In context, a data set comes from a source, so data profiling needs to originate at understanding the data source and what the organization expects of it (which may not be what it produces). An analyst will use a data profiling engine to generate statistics about a particular data set that are used to identify patterns along three general dimensions, its structure, content, and relationships, that can be interpreted by the analyst through the lens of quality. Statistics provide a quick and measurable way to determine data quality. Comparing data expectations and the data profile, will reveal gaps between the two.
It is the discrepancies between data expectations and the data profile that illustrate the quality of the data under inspection. A query of customer data may come with the expectation that 100% of phone number fields are completed, but after profiling it may be discovered to be far less. If this data is critical to the business, as customer data usually is, the analyst has uncovered a good candidate for data quality improvement. (Empty phone number fields need to be completed, and erroneous customer entries must be purged.)
Useful statistics include in a data profile summary:
1. Count of Null Values — Null values are a negative from a normalization perspective. Since null values equal nothing they have little general value and contradict the principle of ensuring all data is valid and valuable.
2. Max and Min Values — Limiting a value set range also helps to determine outliers.
3. Max and Min Lengths — Similarly, max and min limits on length helps to determine outliers and inconsistencies.
4. Data Types and Formats — Profiling data types and formats reveals the level of data non-conformance, and may also identify unexpected formats.
5. Frequency Distribution of Values — Analysts can use frequency distributions for individual columns to assess the reasonability of underlying data.
Data profiling extends into analyzing the relationships between data by examining overlaps between columns and tables.
- Cross-Column Analysis — This analysis compares columns in a data set to identify any duplicates, overlap, or reveal embedded value dependencies.
- Inter-Table Analysis — Likewise, inter-table analysis identifies overlap between tables, and foreign key relationships.
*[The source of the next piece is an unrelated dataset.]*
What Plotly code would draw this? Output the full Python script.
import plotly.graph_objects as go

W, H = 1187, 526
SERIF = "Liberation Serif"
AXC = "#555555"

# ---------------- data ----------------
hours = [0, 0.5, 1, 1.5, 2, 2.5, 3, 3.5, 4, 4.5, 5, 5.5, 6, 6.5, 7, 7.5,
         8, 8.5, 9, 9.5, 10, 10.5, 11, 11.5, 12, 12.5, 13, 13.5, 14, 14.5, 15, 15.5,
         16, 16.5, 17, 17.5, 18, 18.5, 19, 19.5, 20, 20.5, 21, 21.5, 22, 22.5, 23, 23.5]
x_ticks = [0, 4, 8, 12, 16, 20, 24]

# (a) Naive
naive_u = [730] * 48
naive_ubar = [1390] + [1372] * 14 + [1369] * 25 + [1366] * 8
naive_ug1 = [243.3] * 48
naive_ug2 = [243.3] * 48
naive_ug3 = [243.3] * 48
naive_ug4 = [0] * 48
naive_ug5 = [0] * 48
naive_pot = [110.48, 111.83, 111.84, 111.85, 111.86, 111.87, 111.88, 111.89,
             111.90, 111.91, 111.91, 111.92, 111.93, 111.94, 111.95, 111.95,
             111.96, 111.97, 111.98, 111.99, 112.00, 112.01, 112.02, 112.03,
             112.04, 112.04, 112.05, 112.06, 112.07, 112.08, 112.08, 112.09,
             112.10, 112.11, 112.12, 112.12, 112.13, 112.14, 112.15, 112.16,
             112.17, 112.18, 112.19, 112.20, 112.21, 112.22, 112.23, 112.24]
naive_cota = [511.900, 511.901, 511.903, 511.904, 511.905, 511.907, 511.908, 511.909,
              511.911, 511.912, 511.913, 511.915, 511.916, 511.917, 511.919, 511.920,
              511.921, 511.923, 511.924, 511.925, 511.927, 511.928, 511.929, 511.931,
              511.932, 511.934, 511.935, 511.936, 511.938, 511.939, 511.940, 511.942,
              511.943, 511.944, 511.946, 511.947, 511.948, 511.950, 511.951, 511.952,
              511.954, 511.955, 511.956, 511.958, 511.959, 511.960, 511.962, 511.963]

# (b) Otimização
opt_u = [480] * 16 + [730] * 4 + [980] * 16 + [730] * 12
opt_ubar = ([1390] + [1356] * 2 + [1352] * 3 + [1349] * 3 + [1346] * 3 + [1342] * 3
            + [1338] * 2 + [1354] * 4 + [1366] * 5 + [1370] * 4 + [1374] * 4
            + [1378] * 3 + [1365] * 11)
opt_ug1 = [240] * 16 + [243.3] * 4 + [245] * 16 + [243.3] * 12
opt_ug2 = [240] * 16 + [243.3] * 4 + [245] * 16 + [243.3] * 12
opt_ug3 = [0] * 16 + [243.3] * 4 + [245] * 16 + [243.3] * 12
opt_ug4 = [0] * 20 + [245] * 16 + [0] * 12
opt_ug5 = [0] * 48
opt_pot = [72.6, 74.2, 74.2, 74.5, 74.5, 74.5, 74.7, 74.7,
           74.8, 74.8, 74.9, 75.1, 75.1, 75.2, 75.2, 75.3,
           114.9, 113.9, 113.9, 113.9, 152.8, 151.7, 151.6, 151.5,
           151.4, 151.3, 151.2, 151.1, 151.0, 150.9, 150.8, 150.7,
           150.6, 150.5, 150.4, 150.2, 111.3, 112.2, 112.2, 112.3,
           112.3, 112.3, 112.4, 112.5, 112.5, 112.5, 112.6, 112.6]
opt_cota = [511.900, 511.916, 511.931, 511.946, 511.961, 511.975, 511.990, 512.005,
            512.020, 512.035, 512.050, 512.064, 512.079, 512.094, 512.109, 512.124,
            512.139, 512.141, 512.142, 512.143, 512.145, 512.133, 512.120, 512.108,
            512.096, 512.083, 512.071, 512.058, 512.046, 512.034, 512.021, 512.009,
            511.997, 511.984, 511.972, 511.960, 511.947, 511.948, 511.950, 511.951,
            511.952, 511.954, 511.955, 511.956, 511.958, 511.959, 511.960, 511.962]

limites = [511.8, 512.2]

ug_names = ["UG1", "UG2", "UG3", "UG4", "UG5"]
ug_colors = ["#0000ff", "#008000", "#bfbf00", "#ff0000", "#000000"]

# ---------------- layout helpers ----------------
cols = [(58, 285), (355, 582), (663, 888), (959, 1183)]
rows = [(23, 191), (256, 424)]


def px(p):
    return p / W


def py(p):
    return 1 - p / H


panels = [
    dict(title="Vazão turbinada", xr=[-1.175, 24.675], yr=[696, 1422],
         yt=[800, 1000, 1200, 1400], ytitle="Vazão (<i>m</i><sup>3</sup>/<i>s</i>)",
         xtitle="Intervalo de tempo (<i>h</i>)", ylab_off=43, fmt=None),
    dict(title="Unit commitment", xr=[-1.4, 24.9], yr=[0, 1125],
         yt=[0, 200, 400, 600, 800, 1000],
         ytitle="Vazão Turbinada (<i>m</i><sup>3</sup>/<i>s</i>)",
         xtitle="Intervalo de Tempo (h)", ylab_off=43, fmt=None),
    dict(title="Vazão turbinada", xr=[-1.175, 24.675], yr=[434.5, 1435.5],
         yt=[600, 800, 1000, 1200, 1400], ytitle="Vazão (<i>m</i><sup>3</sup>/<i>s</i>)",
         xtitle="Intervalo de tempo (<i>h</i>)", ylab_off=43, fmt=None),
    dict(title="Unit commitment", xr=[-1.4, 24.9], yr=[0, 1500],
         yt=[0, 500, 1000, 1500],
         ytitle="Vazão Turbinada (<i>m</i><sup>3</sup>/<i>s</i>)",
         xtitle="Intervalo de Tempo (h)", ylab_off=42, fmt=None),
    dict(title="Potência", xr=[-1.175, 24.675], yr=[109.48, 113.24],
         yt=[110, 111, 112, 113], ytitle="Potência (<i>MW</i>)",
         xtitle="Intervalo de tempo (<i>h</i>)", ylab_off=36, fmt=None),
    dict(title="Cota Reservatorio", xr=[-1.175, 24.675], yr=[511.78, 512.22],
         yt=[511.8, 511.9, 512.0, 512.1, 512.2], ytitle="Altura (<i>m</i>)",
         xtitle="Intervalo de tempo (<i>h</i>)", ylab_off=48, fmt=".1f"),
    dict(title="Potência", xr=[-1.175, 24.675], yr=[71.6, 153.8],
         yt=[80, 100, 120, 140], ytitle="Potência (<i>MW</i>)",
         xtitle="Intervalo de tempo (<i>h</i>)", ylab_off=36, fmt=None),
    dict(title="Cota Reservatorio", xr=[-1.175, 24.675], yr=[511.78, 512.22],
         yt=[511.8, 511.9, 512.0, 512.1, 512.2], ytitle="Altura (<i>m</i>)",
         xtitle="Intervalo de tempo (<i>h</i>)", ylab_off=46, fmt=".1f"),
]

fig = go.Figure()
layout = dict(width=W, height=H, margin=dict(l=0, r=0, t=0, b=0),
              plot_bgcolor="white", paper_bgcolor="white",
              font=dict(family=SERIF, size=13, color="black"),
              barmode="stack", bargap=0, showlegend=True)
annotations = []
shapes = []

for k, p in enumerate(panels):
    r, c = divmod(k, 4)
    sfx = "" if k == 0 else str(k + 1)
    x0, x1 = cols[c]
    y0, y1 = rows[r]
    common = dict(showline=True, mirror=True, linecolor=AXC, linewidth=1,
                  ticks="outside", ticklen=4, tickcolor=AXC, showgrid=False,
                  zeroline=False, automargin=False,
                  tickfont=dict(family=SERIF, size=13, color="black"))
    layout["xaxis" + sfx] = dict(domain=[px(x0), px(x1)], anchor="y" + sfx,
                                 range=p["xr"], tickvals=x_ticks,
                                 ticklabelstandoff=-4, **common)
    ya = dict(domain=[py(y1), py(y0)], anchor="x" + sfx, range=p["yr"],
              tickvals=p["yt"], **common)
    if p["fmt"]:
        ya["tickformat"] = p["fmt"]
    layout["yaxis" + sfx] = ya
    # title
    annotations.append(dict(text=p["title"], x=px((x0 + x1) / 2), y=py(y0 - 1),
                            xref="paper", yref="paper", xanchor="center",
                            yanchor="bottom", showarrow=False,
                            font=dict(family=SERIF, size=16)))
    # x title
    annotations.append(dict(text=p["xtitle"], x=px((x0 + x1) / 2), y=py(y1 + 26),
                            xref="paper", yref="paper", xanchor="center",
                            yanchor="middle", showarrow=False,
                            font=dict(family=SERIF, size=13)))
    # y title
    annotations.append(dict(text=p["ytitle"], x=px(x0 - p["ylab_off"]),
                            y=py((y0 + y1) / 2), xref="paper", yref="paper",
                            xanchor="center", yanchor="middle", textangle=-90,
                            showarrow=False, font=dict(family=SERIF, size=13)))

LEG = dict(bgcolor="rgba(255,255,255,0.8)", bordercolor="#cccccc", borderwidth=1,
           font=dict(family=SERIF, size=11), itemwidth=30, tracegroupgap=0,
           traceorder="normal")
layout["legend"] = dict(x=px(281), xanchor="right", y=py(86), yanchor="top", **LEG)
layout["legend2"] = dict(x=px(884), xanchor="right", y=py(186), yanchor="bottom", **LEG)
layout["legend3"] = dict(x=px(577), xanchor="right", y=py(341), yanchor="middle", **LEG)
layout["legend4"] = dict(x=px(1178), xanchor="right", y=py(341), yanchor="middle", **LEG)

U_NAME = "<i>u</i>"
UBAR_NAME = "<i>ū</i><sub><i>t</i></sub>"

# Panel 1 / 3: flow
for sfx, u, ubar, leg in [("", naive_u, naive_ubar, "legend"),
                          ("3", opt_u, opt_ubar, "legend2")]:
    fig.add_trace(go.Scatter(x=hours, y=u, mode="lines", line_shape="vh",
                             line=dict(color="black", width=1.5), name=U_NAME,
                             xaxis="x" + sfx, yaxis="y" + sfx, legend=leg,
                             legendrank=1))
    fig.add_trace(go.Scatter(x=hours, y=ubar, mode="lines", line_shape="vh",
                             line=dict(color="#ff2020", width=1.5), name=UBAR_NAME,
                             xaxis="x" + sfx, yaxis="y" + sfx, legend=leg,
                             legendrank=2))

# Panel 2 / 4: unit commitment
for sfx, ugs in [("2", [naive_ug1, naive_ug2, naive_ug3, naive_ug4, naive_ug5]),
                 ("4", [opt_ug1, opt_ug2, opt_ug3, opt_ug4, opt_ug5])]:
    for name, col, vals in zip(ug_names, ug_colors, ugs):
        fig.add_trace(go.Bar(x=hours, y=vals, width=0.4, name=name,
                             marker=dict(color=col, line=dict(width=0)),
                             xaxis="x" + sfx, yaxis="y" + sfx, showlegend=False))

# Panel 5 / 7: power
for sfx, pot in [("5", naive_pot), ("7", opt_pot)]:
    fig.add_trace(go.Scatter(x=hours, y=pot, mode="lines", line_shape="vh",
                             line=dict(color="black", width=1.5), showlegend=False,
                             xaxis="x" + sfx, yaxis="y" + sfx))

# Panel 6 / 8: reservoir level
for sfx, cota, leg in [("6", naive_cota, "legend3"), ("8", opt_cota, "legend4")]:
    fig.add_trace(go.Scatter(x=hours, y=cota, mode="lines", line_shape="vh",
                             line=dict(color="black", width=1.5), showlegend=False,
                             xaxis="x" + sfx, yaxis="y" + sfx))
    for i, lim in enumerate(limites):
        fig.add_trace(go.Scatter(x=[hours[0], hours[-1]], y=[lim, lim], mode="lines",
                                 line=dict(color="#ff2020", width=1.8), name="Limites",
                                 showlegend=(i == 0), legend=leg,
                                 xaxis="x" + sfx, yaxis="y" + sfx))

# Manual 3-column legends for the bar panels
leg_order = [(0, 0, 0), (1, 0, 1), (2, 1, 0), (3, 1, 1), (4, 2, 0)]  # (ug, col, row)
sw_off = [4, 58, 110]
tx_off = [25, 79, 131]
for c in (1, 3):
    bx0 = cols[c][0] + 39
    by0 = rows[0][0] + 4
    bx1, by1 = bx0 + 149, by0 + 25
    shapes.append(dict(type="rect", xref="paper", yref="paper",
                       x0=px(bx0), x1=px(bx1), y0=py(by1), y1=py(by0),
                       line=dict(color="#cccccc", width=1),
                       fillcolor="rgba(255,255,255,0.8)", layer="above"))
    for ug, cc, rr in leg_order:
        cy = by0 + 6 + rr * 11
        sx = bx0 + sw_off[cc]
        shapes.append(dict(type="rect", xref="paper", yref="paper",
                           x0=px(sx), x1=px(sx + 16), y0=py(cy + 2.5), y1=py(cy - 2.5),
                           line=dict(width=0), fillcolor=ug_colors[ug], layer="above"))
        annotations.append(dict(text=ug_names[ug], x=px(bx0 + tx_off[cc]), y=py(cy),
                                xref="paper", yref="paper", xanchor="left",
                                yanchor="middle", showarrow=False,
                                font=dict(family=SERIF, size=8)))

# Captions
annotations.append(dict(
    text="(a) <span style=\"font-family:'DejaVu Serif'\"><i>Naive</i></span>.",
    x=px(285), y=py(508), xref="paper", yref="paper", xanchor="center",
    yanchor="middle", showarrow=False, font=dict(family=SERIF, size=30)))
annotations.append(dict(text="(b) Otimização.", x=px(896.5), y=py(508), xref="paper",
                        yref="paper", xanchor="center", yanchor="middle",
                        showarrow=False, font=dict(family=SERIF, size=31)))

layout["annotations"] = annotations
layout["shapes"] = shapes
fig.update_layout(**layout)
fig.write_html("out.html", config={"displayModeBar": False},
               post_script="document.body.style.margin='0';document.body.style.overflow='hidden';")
In a way data profiling determines the “fitness” of data by comparing it against documented business rules, and how well the data conforms to those rules (business rules can often be reversed engineered from data sets too). Further, provided that there is a definitive set of values determined to be true that can be used for comparison, like a standard, even assessing data accuracy can be done during profiling through content analysis.
Data profiling is a beginning step of data quality analysis. Profiling establishes a foundation to explore solving potential problems. Combined with other analytics, like business processes analysis, efforts can target root causes of persistent poor data quality, and remedy them, improving data quality over time.
Data mining vs. data profiling
Both data mining and data profiling use analysis of data sets to achieve their goals. Data profiling, as stated above, is used to determine the characteristics of a data set, e.g. the range of values in a column, and the relationships between sets.
Data mining sounds similar because it is about finding patterns and correlations within big data sets to discover probable trends and predict outcomes. And while pattern finding is involved in both, data mining deploys artificial intelligence and machine learning to sift through vast amounts of data and may even tap into unstructured data. Mining is akin to seeing the crowd for the people and the patterns in it; profiling contrastingly would focus on the individuals themselves to determine their personality characteristics.
Data profiling is used to determine the fitness of data before integration, and data mining is used to dig deep into that data to make it valuable by uncovering actionable business insights.
What are the types of data profiling?
Data profiling focuses on three primary areas for analysis, structural discovery, content discovery, and relationship discovery. These three views together form a comprehensive summary profile and accurately summarize the characteristics of data and the data set.
Structure discovery
Analysts use structure discovery in data profiling to construct the basic statistics of a data set. This is the shape of the data set by summarizing common attributes: column min/max values, column lengths of data, column data types and formats. In this stage, the emphasis is on ensuring that the structures are consistent between data sets prepared for integration rather than what the data is inside. Ideally, the easiest way to integrate data should be one-to-one, using the same exact formats and types, like transferring a file across desktop computers running the same file system.
Relationship discovery
Improper data relationships have the power to break data systems. Relationship discovery analyzes the intra-relationships between columns in a data set, as well as the inter-relations between associated tables. This is important for discovering data overlaps or uncovering connections that may break normalization rules.
Content discovery
Content discovery peers into the data itself. By diving deeper into the actual content, analysts can generate frequency distribution statistics, they can understand the percentage of fields that conform to standards, and they can infer the validity, completeness, or ambiguity of data. Content discovery’s emphasis is on the quality of the data, its standardization, and proper formatting.
What is the data profiling process?
Data profiling is an upstream data integration process intent on identifying and fixing data quality issues before further data analysis, for example, in downstream data mining operations. An efficient way of running profiles is to follow the following three general steps, and to use an MDM platform equipped with profiling tools.
- Collect multiple data sources and associated metadata.
- Cleanse data to eliminate duplicates, find anomalies, unify the structure, and discover interrelationships.
- Run statistical reports to uncover structural, content, and relationships information.
Data profiling reports help to form the foundation of Data Quality Reporting.
Develop Data Quality Reporting
Assessing data quality and further resolving data issues and fixing contributors to poor data cannot be achieved in isolation. By developing data quality reporting mechanisms that can be shared with data consumers, they can understand and contribute to improving and organizations data, and subsequently improving the business overall. Reporting should focus on:
- Data Quality Scorecard
- Data Quality Trends
- SLA Metrics
- Data Quality Issues Management
- Data Quality Team Performance against Governance Policies
- IT Team Performance against Data Quality Policies
- Improvement Results Positive and Negative
Data profiling tools
Because it’s the first critical step in ensuring data quality, data quality software incorporates the data profiling tools used to help uncover data quality issues, like duplications, inconsistencies, inaccuracies, and incompleteness. Furthermore, data profiling functionality may also be found in master data management software, data integration software, and big data software. Additionally, open-source profiling tools exist that can provide cost effective tools for bootstrapped companies.